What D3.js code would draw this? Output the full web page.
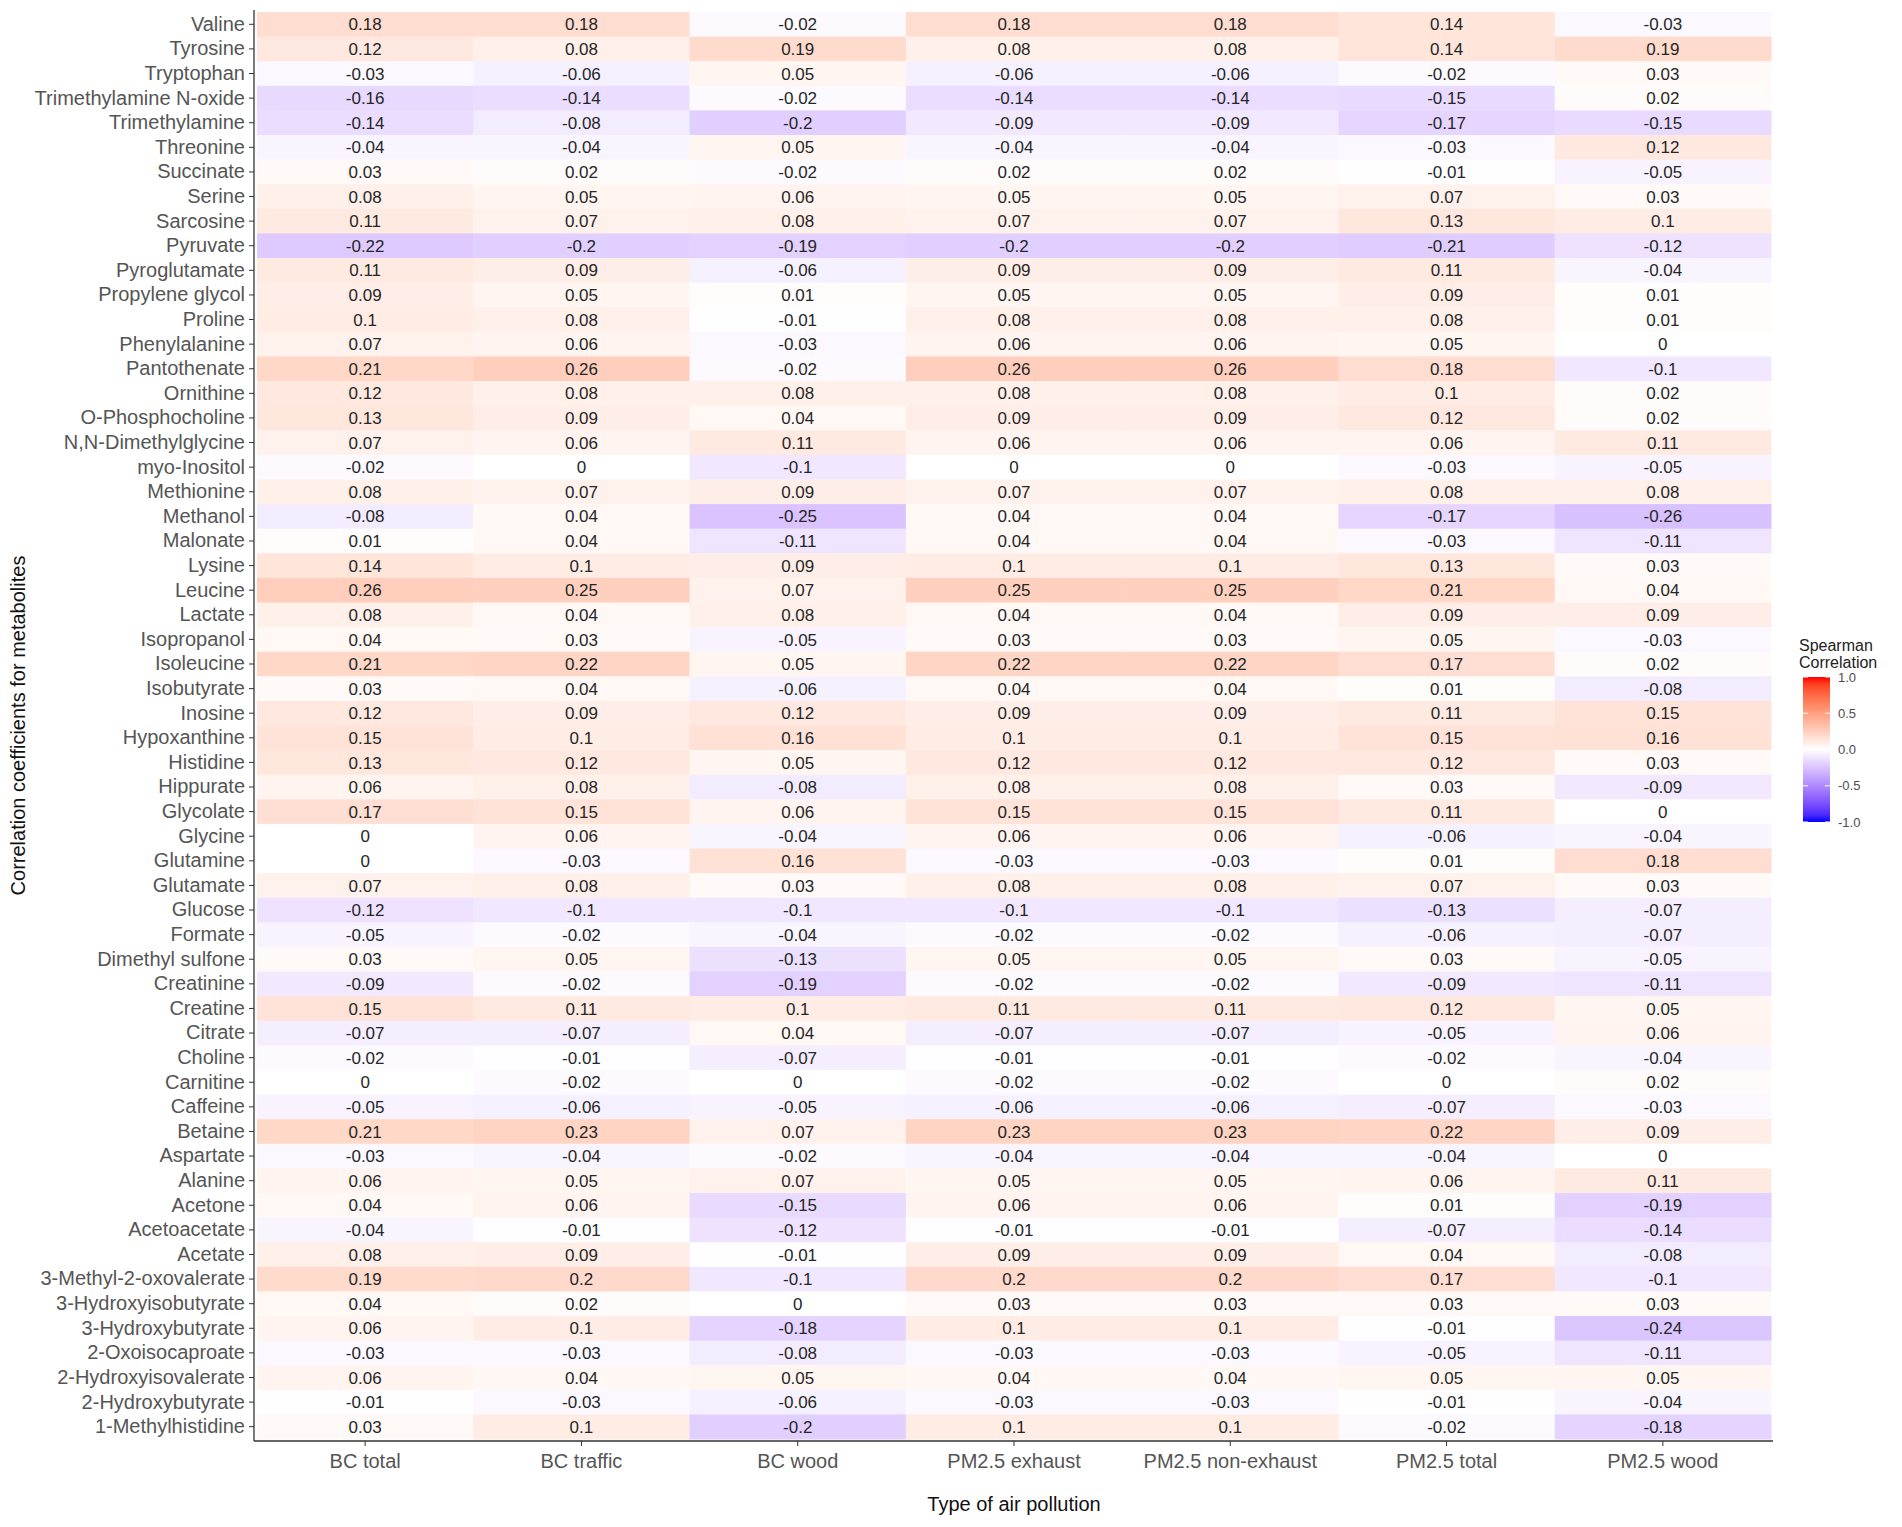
<!DOCTYPE html>
<html>
<head>
<meta charset="utf-8">
<script src="https://cdn.jsdelivr.net/npm/d3@7"></script>
<style>
  body { margin: 0; background: #fff; }
  svg text { font-family: "Liberation Sans", Arial, sans-serif; }
</style>
</head>
<body>
<div id="chart"></div>
<script>
  const metabolites = ['Valine', 'Tyrosine', 'Tryptophan', 'Trimethylamine N-oxide', 'Trimethylamine', 'Threonine',
    'Succinate', 'Serine', 'Sarcosine', 'Pyruvate', 'Pyroglutamate', 'Propylene glycol', 'Proline', 'Phenylalanine',
    'Pantothenate', 'Ornithine', 'O-Phosphocholine', 'N,N-Dimethylglycine', 'myo-Inositol', 'Methionine', 'Methanol',
    'Malonate', 'Lysine', 'Leucine', 'Lactate', 'Isopropanol', 'Isoleucine', 'Isobutyrate', 'Inosine', 'Hypoxanthine',
    'Histidine', 'Hippurate', 'Glycolate', 'Glycine', 'Glutamine', 'Glutamate', 'Glucose', 'Formate', 'Dimethyl sulfone',
    'Creatinine', 'Creatine', 'Citrate', 'Choline', 'Carnitine', 'Caffeine', 'Betaine', 'Aspartate', 'Alanine', 'Acetone',
    'Acetoacetate', 'Acetate', '3-Methyl-2-oxovalerate', '3-Hydroxyisobutyrate', '3-Hydroxybutyrate', '2-Oxoisocaproate',
    '2-Hydroxyisovalerate', '2-Hydroxybutyrate', '1-Methylhistidine'];

  const pollutants = ['BC total', 'BC traffic', 'BC wood', 'PM2.5 exhaust', 'PM2.5 non-exhaust', 'PM2.5 total', 'PM2.5 wood'];

  // one array per pollutant, same order as metabolites
  const bcTotal = [0.18, 0.12, -0.03, -0.16, -0.14, -0.04, 0.03, 0.08, 0.11, -0.22, 0.11, 0.09, 0.1, 0.07, 0.21, 0.12,
    0.13, 0.07, -0.02, 0.08, -0.08, 0.01, 0.14, 0.26, 0.08, 0.04, 0.21, 0.03, 0.12, 0.15, 0.13, 0.06, 0.17, 0, 0, 0.07,
    -0.12, -0.05, 0.03, -0.09, 0.15, -0.07, -0.02, 0, -0.05, 0.21, -0.03, 0.06, 0.04, -0.04, 0.08, 0.19, 0.04, 0.06,
    -0.03, 0.06, -0.01, 0.03];
  const bcTraffic = [0.18, 0.08, -0.06, -0.14, -0.08, -0.04, 0.02, 0.05, 0.07, -0.2, 0.09, 0.05, 0.08, 0.06, 0.26, 0.08,
    0.09, 0.06, 0, 0.07, 0.04, 0.04, 0.1, 0.25, 0.04, 0.03, 0.22, 0.04, 0.09, 0.1, 0.12, 0.08, 0.15, 0.06, -0.03, 0.08,
    -0.1, -0.02, 0.05, -0.02, 0.11, -0.07, -0.01, -0.02, -0.06, 0.23, -0.04, 0.05, 0.06, -0.01, 0.09, 0.2, 0.02, 0.1,
    -0.03, 0.04, -0.03, 0.1];
  const bcWood = [-0.02, 0.19, 0.05, -0.02, -0.2, 0.05, -0.02, 0.06, 0.08, -0.19, -0.06, 0.01, -0.01, -0.03, -0.02, 0.08,
    0.04, 0.11, -0.1, 0.09, -0.25, -0.11, 0.09, 0.07, 0.08, -0.05, 0.05, -0.06, 0.12, 0.16, 0.05, -0.08, 0.06, -0.04, 0.16,
    0.03, -0.1, -0.04, -0.13, -0.19, 0.1, 0.04, -0.07, 0, -0.05, 0.07, -0.02, 0.07, -0.15, -0.12, -0.01, -0.1, 0, -0.18,
    -0.08, 0.05, -0.06, -0.2];
  const pmExhaust = [0.18, 0.08, -0.06, -0.14, -0.09, -0.04, 0.02, 0.05, 0.07, -0.2, 0.09, 0.05, 0.08, 0.06, 0.26, 0.08,
    0.09, 0.06, 0, 0.07, 0.04, 0.04, 0.1, 0.25, 0.04, 0.03, 0.22, 0.04, 0.09, 0.1, 0.12, 0.08, 0.15, 0.06, -0.03, 0.08,
    -0.1, -0.02, 0.05, -0.02, 0.11, -0.07, -0.01, -0.02, -0.06, 0.23, -0.04, 0.05, 0.06, -0.01, 0.09, 0.2, 0.03, 0.1,
    -0.03, 0.04, -0.03, 0.1];
  const pmNonExhaust = [0.18, 0.08, -0.06, -0.14, -0.09, -0.04, 0.02, 0.05, 0.07, -0.2, 0.09, 0.05, 0.08, 0.06, 0.26, 0.08,
    0.09, 0.06, 0, 0.07, 0.04, 0.04, 0.1, 0.25, 0.04, 0.03, 0.22, 0.04, 0.09, 0.1, 0.12, 0.08, 0.15, 0.06, -0.03, 0.08,
    -0.1, -0.02, 0.05, -0.02, 0.11, -0.07, -0.01, -0.02, -0.06, 0.23, -0.04, 0.05, 0.06, -0.01, 0.09, 0.2, 0.03, 0.1,
    -0.03, 0.04, -0.03, 0.1];
  const pmTotal = [0.14, 0.14, -0.02, -0.15, -0.17, -0.03, -0.01, 0.07, 0.13, -0.21, 0.11, 0.09, 0.08, 0.05, 0.18, 0.1,
    0.12, 0.06, -0.03, 0.08, -0.17, -0.03, 0.13, 0.21, 0.09, 0.05, 0.17, 0.01, 0.11, 0.15, 0.12, 0.03, 0.11, -0.06, 0.01,
    0.07, -0.13, -0.06, 0.03, -0.09, 0.12, -0.05, -0.02, 0, -0.07, 0.22, -0.04, 0.06, 0.01, -0.07, 0.04, 0.17, 0.03, -0.01,
    -0.05, 0.05, -0.01, -0.02];
  const pmWood = [-0.03, 0.19, 0.03, 0.02, -0.15, 0.12, -0.05, 0.03, 0.1, -0.12, -0.04, 0.01, 0.01, 0, -0.1, 0.02,
    0.02, 0.11, -0.05, 0.08, -0.26, -0.11, 0.03, 0.04, 0.09, -0.03, 0.02, -0.08, 0.15, 0.16, 0.03, -0.09, 0, -0.04, 0.18,
    0.03, -0.07, -0.07, -0.05, -0.11, 0.05, 0.06, -0.04, 0.02, -0.03, 0.09, 0, 0.11, -0.19, -0.14, -0.08, -0.1, 0.03, -0.24,
    -0.11, 0.05, -0.04, -0.18];

  const legendTicks = [1, 0.5, 0, -0.5, -1];

  const columns = [bcTotal, bcTraffic, bcWood, pmExhaust, pmNonExhaust, pmTotal, pmWood];

  const width = 1902, height = 1527;
  const panel = { left: 257, right: 1771, top: 12, bottom: 1439 };

  const cells = [];
  columns.forEach((col, j) => {
    col.forEach((v, i) => cells.push({ x: pollutants[j], y: metabolites[i], v: v }));
  });

  const svg = d3.select('#chart')
    .append('svg')
    .attr('width', width)
    .attr('height', height);

  const x = d3.scaleBand()
    .domain(pollutants)
    .range([panel.left, panel.right]);

  const y = d3.scaleBand()
    .domain(metabolites)
    .range([panel.top, panel.bottom]);

  // diverging blue - white - red, like scale_fill_gradient2
  const color = d3.scaleLinear()
    .domain([-1, 0, 1])
    .range(['blue', 'white', 'red'])
    .interpolate(d3.interpolateLab);

  // tiles
  svg.append('g')
    .selectAll('rect')
    .data(cells)
    .enter()
    .append('rect')
    .attr('x', d => x(d.x))
    .attr('y', d => y(d.y))
    .attr('width', x.bandwidth() + 0.5)
    .attr('height', y.bandwidth() + 0.5)
    .attr('fill', d => color(d.v));

  // value labels
  svg.append('g')
    .selectAll('text')
    .data(cells)
    .enter()
    .append('text')
    .attr('x', d => x(d.x) + x.bandwidth() / 2)
    .attr('y', d => y(d.y) + y.bandwidth() / 2)
    .attr('dy', '.36em')
    .attr('text-anchor', 'middle')
    .attr('font-size', 17)
    .attr('fill', '#262626')
    .text(d => String(d.v));

  // axes
  const axisColor = '#333';

  const yAxis = svg.append('g')
    .attr('transform', `translate(${panel.left - 3},0)`)
    .call(d3.axisLeft(y).tickSize(5).tickPadding(4).tickSizeOuter(0));
  yAxis.select('.domain').remove();
  yAxis.selectAll('line').attr('stroke', axisColor);
  yAxis.selectAll('text').attr('font-size', 20).attr('fill', '#555')
    .style('font-family', '"Liberation Sans", Arial, sans-serif');

  const xAxis = svg.append('g')
    .attr('transform', `translate(0,${panel.bottom + 2})`)
    .call(d3.axisBottom(x).tickSize(5).tickPadding(8).tickSizeOuter(0));
  xAxis.select('.domain').remove();
  xAxis.selectAll('line').attr('stroke', axisColor);
  xAxis.selectAll('text').attr('font-size', 20).attr('fill', '#555')
    .style('font-family', '"Liberation Sans", Arial, sans-serif');

  svg.append('line')
    .attr('x1', panel.left - 3).attr('x2', panel.left - 3)
    .attr('y1', panel.top - 2).attr('y2', panel.bottom + 2)
    .attr('stroke', axisColor).attr('stroke-width', 1.3);
  svg.append('line')
    .attr('x1', panel.left - 3).attr('x2', panel.right + 2)
    .attr('y1', panel.bottom + 2).attr('y2', panel.bottom + 2)
    .attr('stroke', axisColor).attr('stroke-width', 1.3);

  // axis titles
  svg.append('text')
    .attr('x', (panel.left + panel.right) / 2)
    .attr('y', 1511)
    .attr('text-anchor', 'middle')
    .attr('font-size', 20)
    .attr('fill', '#111')
    .text('Type of air pollution');

  svg.append('text')
    .attr('transform', `translate(25,${(panel.top + panel.bottom) / 2}) rotate(-90)`)
    .attr('text-anchor', 'middle')
    .attr('font-size', 20)
    .attr('fill', '#111')
    .text('Correlation coefficients for metabolites');

  // legend
  const legend = svg.append('g');
  const ly = d3.scaleLinear().domain([-1, 1]).range([822, 677]);
  const barX = 1803, barW = 27;

  const grad = svg.append('defs').append('linearGradient')
    .attr('id', 'corr-grad')
    .attr('x1', 0).attr('y1', 1).attr('x2', 0).attr('y2', 0);
  d3.range(-1, 1.001, 0.1).forEach(v => {
    grad.append('stop')
      .attr('offset', (v + 1) / 2)
      .attr('stop-color', color(v));
  });

  legend.append('rect')
    .attr('x', barX)
    .attr('y', ly(1))
    .attr('width', barW)
    .attr('height', ly(-1) - ly(1))
    .attr('fill', 'url(#corr-grad)');

  legend.selectAll('.tick-l')
    .data(legendTicks)
    .enter()
    .append('line')
    .attr('x1', barX).attr('x2', barX + 5)
    .attr('y1', d => ly(d)).attr('y2', d => ly(d))
    .attr('stroke', 'white');
  legend.selectAll('.tick-r')
    .data(legendTicks)
    .enter()
    .append('line')
    .attr('x1', barX + barW - 5).attr('x2', barX + barW)
    .attr('y1', d => ly(d)).attr('y2', d => ly(d))
    .attr('stroke', 'white');

  legend.selectAll('.lab')
    .data(legendTicks)
    .enter()
    .append('text')
    .attr('x', barX + barW + 8)
    .attr('y', d => ly(d))
    .attr('dy', '.35em')
    .attr('font-size', 13)
    .attr('fill', '#4d4d4d')
    .text(d => d3.format('.1f')(d).replace('−', '-'));

  legend.append('text')
    .attr('x', 1799).attr('y', 651)
    .attr('font-size', 16)
    .attr('fill', '#222')
    .text('Spearman');
  legend.append('text')
    .attr('x', 1799).attr('y', 668)
    .attr('font-size', 16)
    .attr('fill', '#222')
    .text('Correlation');
</script>
</body>
</html>
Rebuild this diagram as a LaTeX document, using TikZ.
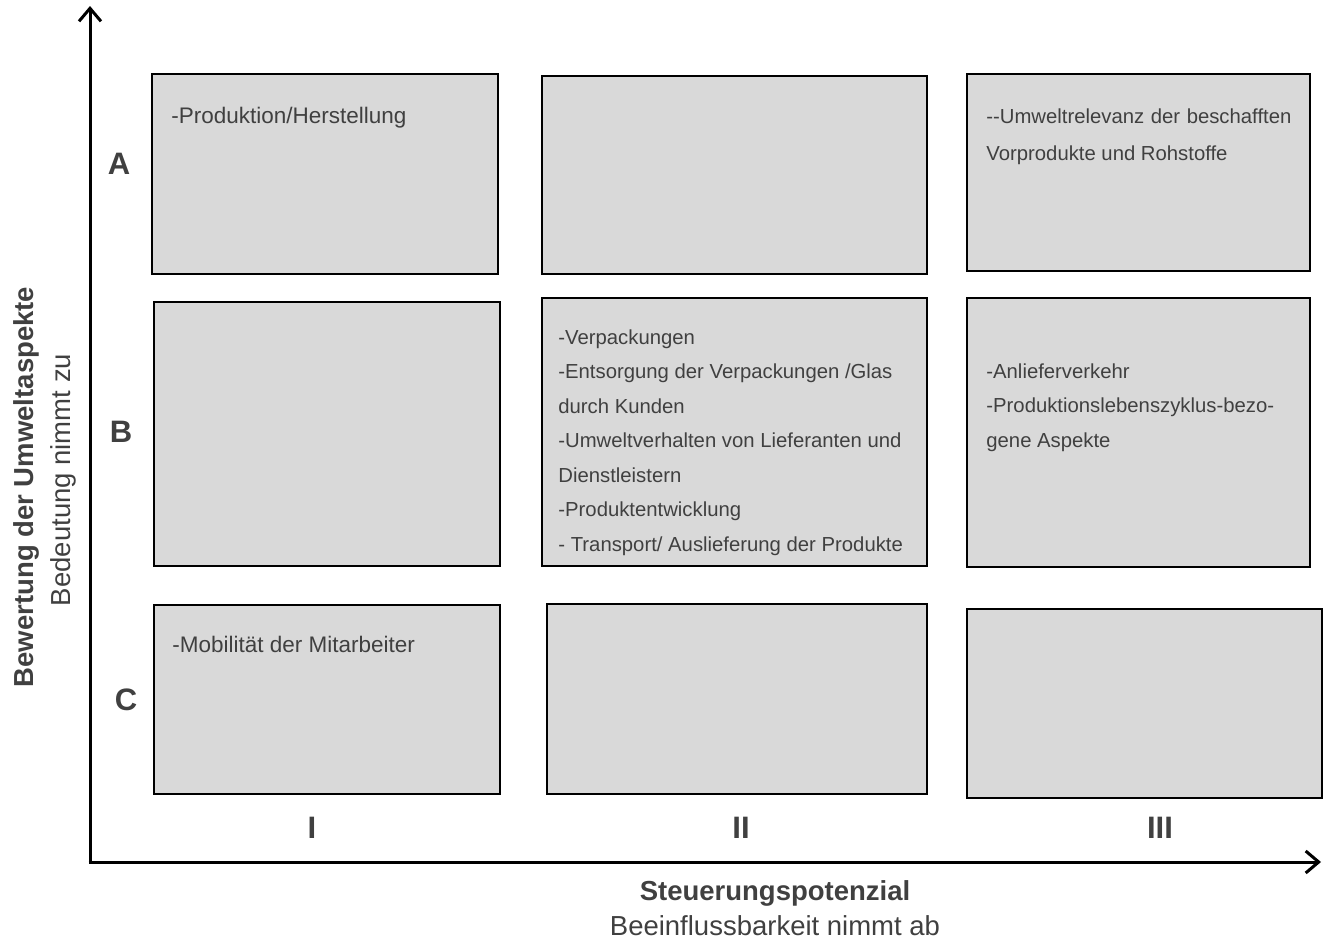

┄┄┄┄┄┄┄┄┄┄┄┄┄┄┄┄┄┄┄┄

Job: Working from the listing above, pick out every line that has "this" and copy it.

Correct output:
What D3.js code would draw this? Output the full web page.
Rebuild this diagram as a LaTeX document, using TikZ.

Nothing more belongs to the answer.